By Darren Waters
BBC News Online entertainment staff
The number of legal online music services world-wide has broken through the 100 barrier.
Napster launched in the UK last week
The global music industry made the announcement as it celebrated the first anniversary of its downloading education website, pro-music.org.
The website features a directory of all the legal services and explains the industry's legal standpoint on downloading music.
Music industry boss Jay Berman said: "This is a symbolic mark."
The industry has been criticised for being slow to react to the demand for online music but Mr Berman said that had changed.
The chairman and chief executive of the International Federation for the Phonographic Industry told BBC News Online: "There are enough download services now to satisfy every legitimate demand for online music."
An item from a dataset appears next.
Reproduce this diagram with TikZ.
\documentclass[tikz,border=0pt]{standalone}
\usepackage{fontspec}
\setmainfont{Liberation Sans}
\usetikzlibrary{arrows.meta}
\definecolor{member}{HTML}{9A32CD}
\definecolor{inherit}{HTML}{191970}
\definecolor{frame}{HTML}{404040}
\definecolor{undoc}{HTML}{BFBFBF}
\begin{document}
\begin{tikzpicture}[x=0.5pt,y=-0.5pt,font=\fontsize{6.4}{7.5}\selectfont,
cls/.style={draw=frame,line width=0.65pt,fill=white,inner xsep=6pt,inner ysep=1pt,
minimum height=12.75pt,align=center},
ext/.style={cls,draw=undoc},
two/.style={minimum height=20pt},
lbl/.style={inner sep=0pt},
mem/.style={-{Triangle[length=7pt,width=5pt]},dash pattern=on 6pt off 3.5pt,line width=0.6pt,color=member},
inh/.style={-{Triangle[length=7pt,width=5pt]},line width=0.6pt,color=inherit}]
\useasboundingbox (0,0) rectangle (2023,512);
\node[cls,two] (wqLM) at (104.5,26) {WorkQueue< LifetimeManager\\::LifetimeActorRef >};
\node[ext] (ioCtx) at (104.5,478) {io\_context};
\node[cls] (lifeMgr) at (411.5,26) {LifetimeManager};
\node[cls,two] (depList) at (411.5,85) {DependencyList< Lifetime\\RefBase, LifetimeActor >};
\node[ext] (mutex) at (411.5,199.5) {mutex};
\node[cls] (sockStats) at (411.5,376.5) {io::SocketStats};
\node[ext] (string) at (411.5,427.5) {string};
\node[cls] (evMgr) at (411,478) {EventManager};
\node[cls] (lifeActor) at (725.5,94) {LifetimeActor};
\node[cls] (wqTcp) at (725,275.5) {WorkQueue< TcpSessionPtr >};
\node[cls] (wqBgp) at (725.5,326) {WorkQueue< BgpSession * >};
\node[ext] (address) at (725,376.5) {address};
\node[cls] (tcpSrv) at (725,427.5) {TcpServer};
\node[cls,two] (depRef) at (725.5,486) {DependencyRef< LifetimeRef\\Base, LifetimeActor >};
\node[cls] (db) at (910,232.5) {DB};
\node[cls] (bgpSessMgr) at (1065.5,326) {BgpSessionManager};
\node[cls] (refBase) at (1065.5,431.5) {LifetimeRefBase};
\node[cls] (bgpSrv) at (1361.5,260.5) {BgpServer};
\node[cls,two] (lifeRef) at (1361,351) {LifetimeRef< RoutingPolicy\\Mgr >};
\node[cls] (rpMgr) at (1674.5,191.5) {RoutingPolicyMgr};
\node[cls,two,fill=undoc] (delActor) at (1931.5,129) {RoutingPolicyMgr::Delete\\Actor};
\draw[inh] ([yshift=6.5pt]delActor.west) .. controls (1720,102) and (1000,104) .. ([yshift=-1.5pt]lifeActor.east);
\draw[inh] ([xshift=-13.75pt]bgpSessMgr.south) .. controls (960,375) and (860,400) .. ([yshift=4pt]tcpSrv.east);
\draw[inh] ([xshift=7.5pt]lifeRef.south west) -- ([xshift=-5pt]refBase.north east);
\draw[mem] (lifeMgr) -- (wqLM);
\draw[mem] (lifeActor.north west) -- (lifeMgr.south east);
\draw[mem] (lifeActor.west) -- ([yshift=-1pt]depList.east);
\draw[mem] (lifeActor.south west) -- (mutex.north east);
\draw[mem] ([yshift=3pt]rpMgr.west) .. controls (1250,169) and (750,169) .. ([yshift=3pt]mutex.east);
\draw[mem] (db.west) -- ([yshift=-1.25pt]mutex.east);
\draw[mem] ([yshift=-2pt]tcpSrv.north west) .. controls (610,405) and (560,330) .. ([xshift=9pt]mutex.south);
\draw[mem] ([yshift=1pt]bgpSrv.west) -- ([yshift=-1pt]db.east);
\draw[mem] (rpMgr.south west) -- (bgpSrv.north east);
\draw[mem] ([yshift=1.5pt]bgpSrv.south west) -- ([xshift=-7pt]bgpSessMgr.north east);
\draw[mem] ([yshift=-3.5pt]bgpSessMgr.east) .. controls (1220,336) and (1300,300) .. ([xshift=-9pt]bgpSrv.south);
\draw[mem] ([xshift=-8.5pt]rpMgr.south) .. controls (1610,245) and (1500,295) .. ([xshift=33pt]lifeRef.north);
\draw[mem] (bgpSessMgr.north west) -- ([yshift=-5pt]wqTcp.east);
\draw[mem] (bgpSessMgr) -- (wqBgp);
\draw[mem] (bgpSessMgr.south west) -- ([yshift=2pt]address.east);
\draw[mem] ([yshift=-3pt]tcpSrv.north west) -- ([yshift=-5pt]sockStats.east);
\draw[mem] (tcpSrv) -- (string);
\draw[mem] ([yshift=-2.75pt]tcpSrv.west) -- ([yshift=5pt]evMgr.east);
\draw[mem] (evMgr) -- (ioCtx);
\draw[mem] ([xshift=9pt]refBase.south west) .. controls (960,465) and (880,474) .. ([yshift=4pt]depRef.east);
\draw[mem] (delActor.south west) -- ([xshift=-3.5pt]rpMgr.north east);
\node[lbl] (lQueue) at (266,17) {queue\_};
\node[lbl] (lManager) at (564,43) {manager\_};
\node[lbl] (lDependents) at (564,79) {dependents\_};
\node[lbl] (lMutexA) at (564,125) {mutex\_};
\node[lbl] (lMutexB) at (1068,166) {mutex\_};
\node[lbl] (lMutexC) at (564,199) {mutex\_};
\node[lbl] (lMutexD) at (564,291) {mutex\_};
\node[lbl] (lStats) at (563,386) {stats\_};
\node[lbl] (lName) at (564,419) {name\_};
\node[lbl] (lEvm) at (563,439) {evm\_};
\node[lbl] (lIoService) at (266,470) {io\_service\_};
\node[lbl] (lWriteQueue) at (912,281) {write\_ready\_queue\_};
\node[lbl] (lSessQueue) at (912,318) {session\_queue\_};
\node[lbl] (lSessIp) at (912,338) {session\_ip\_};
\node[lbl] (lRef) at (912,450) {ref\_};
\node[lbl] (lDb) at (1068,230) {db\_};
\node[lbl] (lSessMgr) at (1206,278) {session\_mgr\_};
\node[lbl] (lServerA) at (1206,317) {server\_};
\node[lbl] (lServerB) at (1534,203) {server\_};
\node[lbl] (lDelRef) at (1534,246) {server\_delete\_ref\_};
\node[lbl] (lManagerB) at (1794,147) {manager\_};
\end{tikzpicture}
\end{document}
He said that in the year since the website pro-music.org had launched "the number of services has increased dramatically, the repertoire of songs has increased dramatically, the number of users has increased dramatically".
When the site launched in May 2003, there were 20 legal online music sites which offered an average of 200,000 songs.
The average site now offers in excess of 500,000 tracks to music fans.
High-profile sites such as iTunes and Napster, which launched in the UK last week, have become lucrative brand names in the last 12 months.
In the UK, music retailers such as Virgin and HMV have launched sites, while Coca Cola has a service and even charity Oxfam has unveiled its own.
Mr Berman said the industry still had a long way to go to educate people about the rights and wrongs of downloading music.
"Education requires staying the course," he said.